Psychology Maziwisa, a Harare-based political analyst, said he shared Chombo’s abhorrence for the unprofessional conduct of city fathers.
“I believe his (Chombo) actions to be the best for anyone in his position . . . Everywhere you look, be it in Chitungwiza, Victoria Falls or Mutare, there is clear and gross evidence of mismanagement and corruption and a general desire to use public funds for private purposes,” said Maziwisa.
“It’s a situation that should shame everyone and should not be allowed to continue. Yet those from the MDC-T camp seem to think this is all politics. It isn’t and they know it. Otherwise why would Prime Minister Tsvangirai, constantly call on most of his councillors to be investigated for corruption? It’s because he knows as much as everybody does that his officials are feasting on national funds to feather their own nests.
“And you know what’s really sad about this whole thing: All the blame has been placed entirely on the councillors. Of course, that’s not correct. To a greater and lesser extent, they are merely following in the footsteps of their mentors who have not done much of a job to lead by example,” he said.
Chombo’s critics, however, construe the minister’s actions as self-serving meant to glorify ZANU-PF by tainting the MDC-T ahead of elections.
But Maziwisa differs, saying the MDC-T councillors had tainted themselves by deceiving and cheating the very people they were supposed to serve.
“ZANU-PF did not cause them to steal; their selfishness did. Do they mean to suggest that Chombo should turn a blind eye to MDC-T’s frightening, despicable and unforgivable ways just because an election is looming and his actions might be regarded as expedient and self-serving?
“For all his vulnerabilities, Chombo is doing a great job, trying to clean up the mess in our councils. For that he deserves to be commended, not condemned,” he said.
But Charles Mangongera, another political analyst, disagreed with Maziwisa.
Mangongera said Chombo’s meddling in local government affairs was purely driven by politics rather than the quest for transparent and accountable public administration.
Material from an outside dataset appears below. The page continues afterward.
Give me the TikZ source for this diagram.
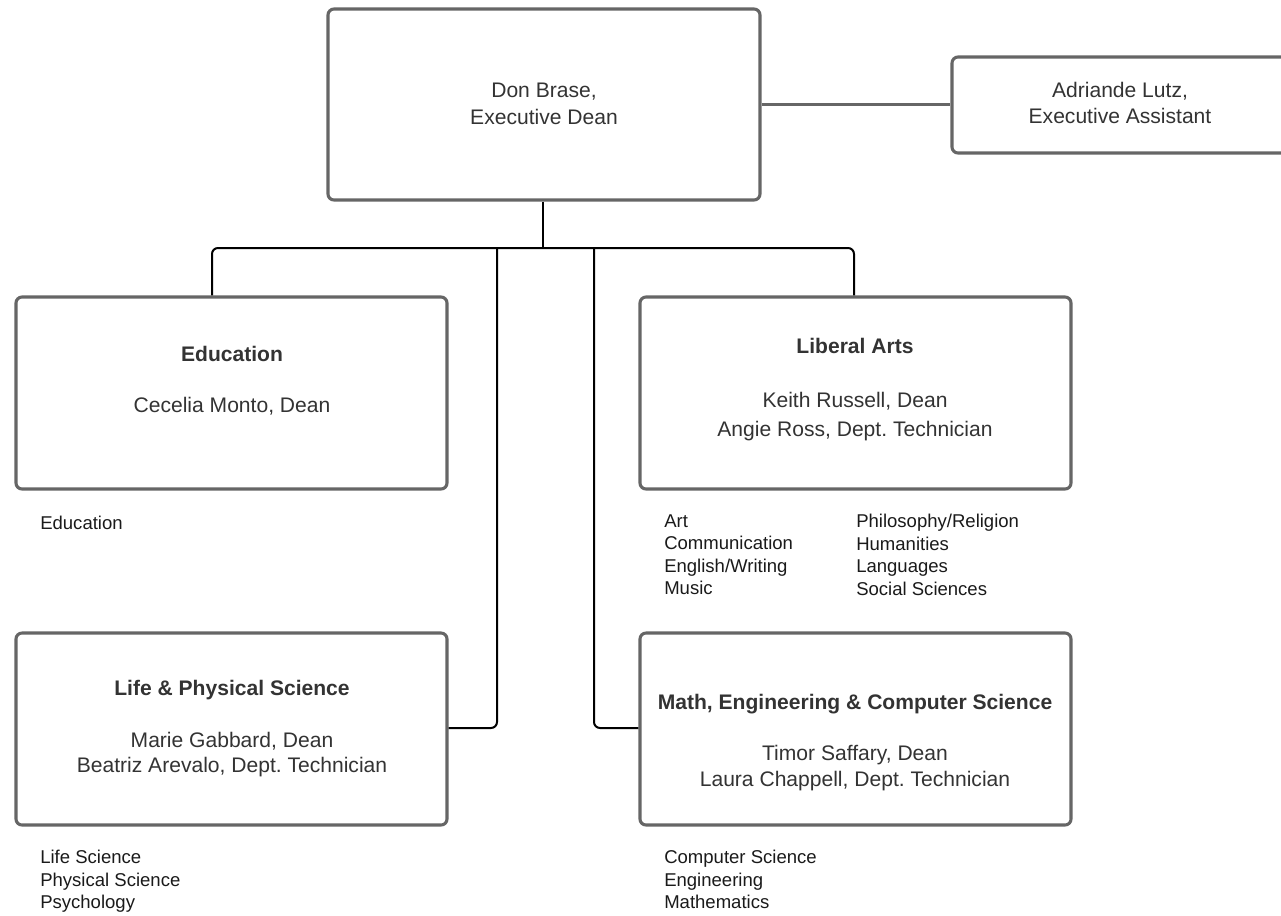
\documentclass[tikz,border=0pt]{standalone}
\usepackage{fontspec}
\setmainfont{Liberation Sans}
\usetikzlibrary{fit}
\frenchspacing
\definecolor{boxline}{HTML}{666666}
\definecolor{boxtext}{HTML}{333333}
\definecolor{listtext}{HTML}{1A1A1A}
\tikzset{
  x=0.75pt, y=-0.75pt,
  orgbox/.style={draw=boxline, line width=2.3pt, rounded corners=4.5pt, inner sep=0pt, fill=white},
  conn/.style={draw=black, line width=1.5pt},
  side/.style={draw=boxline, line width=1.6pt},
  btxt/.style={text=boxtext, font=\fontsize{15.8}{18.75}\selectfont, inner sep=0pt, anchor=center, yshift=-1.5pt},
  ttl/.style={btxt, font=\fontsize{15.8}{18.75}\selectfont\bfseries},
  ltxt/.style={text=listtext, font=\fontsize{13.9}{16.9}\selectfont, inner sep=0pt, anchor=west, align=left, yshift=-1.5pt},
}
\begin{document}
\begin{tikzpicture}
\useasboundingbox (0,0) rectangle (1281,915);
\clip (0,0) rectangle (1281,915);
\fill[white] (0,0) rectangle (1281,915);

% boxes
\node[orgbox, fit={(328,9) (760,200)}] (don) {};
\node[orgbox, fit={(952,57) (1300,153)}] (asst) {};
\node[orgbox, fit={(16,297) (447,489)}] (edu) {};
\node[orgbox, fit={(640,297) (1071,489)}] (la) {};
\node[orgbox, fit={(16,633) (447,825)}] (lps) {};
\node[orgbox, fit={(640,633) (1071,825)}] (mec) {};

% connector coordinates
\coordinate (j) at (543,248);
\coordinate (jl) at (212,248);
\coordinate (jr) at (854,248);
\coordinate (vl) at (497,248);
\coordinate (vr) at (594,248);
\coordinate (cl) at (497,728);
\coordinate (cr) at (594,728);

\draw[conn] (don.south -| j) -- (j);
\draw[conn, rounded corners=4.5pt] (edu.north -| jl) -- (jl) -- (jr) -- (la.north -| jr);
\draw[conn, rounded corners=4.5pt] (vl) -- (cl) -- (lps.east |- cl);
\draw[conn, rounded corners=4.5pt] (vr) -- (cr) -- (mec.west |- cr);
\draw[side] (don.east) -- (don.east -| asst.west);

% box texts
\node[btxt] (t1) at (544,90) {Don Brase,};
\node[btxt] (t2) at (544,115) {Executive Dean};
\node[btxt] (t3) at (1120,89) {Adriande Lutz,};
\node[btxt] (t4) at (1120,114) {Executive Assistant};

\node[ttl] (t5) at (232,352) {Education};
\node[btxt] (t6) at (232,404) {Cecelia Monto, Dean};

\node[ttl] (t7) at (855,344) {Liberal Arts};
\node[btxt] (t8) at (855,399) {Keith Russell, Dean};
\node[btxt] (t9) at (855,429) {Angie Ross, Dept. Technician};

\node[ttl] (t10) at (232,688) {Life \& Physical Science};
\node[btxt] (t11) at (232,739) {Marie Gabbard, Dean};
\node[btxt] (t12) at (232,765) {Beatriz Arevalo, Dept. Technician};

\node[ttl] (t13) at (855,702) {Math, Engineering \& Computer Science};
\node[btxt] (t14) at (855,753) {Timor Saffary, Dean};
\node[btxt] (t15) at (855,779) {Laura Chappell, Dept. Technician};

% lists
\node[ltxt] (l1) at (40,521) {Education};
\node[ltxt, anchor=north west] (l2) at (664,512) {Art\\Communication\\English/Writing\\Music};
\node[ltxt, anchor=north west] (l3) at (856,512) {Philosophy/Religion\\Humanities\\Languages\\Social Sciences};
\node[ltxt, anchor=north west] (l4) at (40,848) {Life Science\\Physical Science\\Psychology};
\node[ltxt, anchor=north west] (l5) at (664,848) {Computer Science\\Engineering\\Mathematics};
\end{tikzpicture}
\end{document}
“He (Chombo) is obviously abusing the Urban Councils Act to target and victimise MDC-T-led councils. He must not forget that these councils were democratically elected by citizens and he cannot just wake up and fire them. We know that there are cases of corruption and maladministration in some of those councils, but that does not warrant the dismissal of the entire councils to be replaced by commissions,” he said.
Mangongera added that it was common cause among the generality of the population that commissions appointed by Chombo to run certain councils in the past were nothing but ZANU-PF cartels for looting and corruption.
“Harare is a case in point. All the corrupt land deals that the city is now grappling with were entered into at a time when it was being run by a commission,” he said, in apparent reference to the Sekesai Makwavarara and the Michael Mahachi commissions, which ran the city before the 2008 harmonised polls.
The arguments aside, graft is certainly taking root in both rural and urban municipalities. Being the Local Government Minister, Chombo must put a stop to the rot. But in exercising his duties, the minister must be both fair and non-partisan.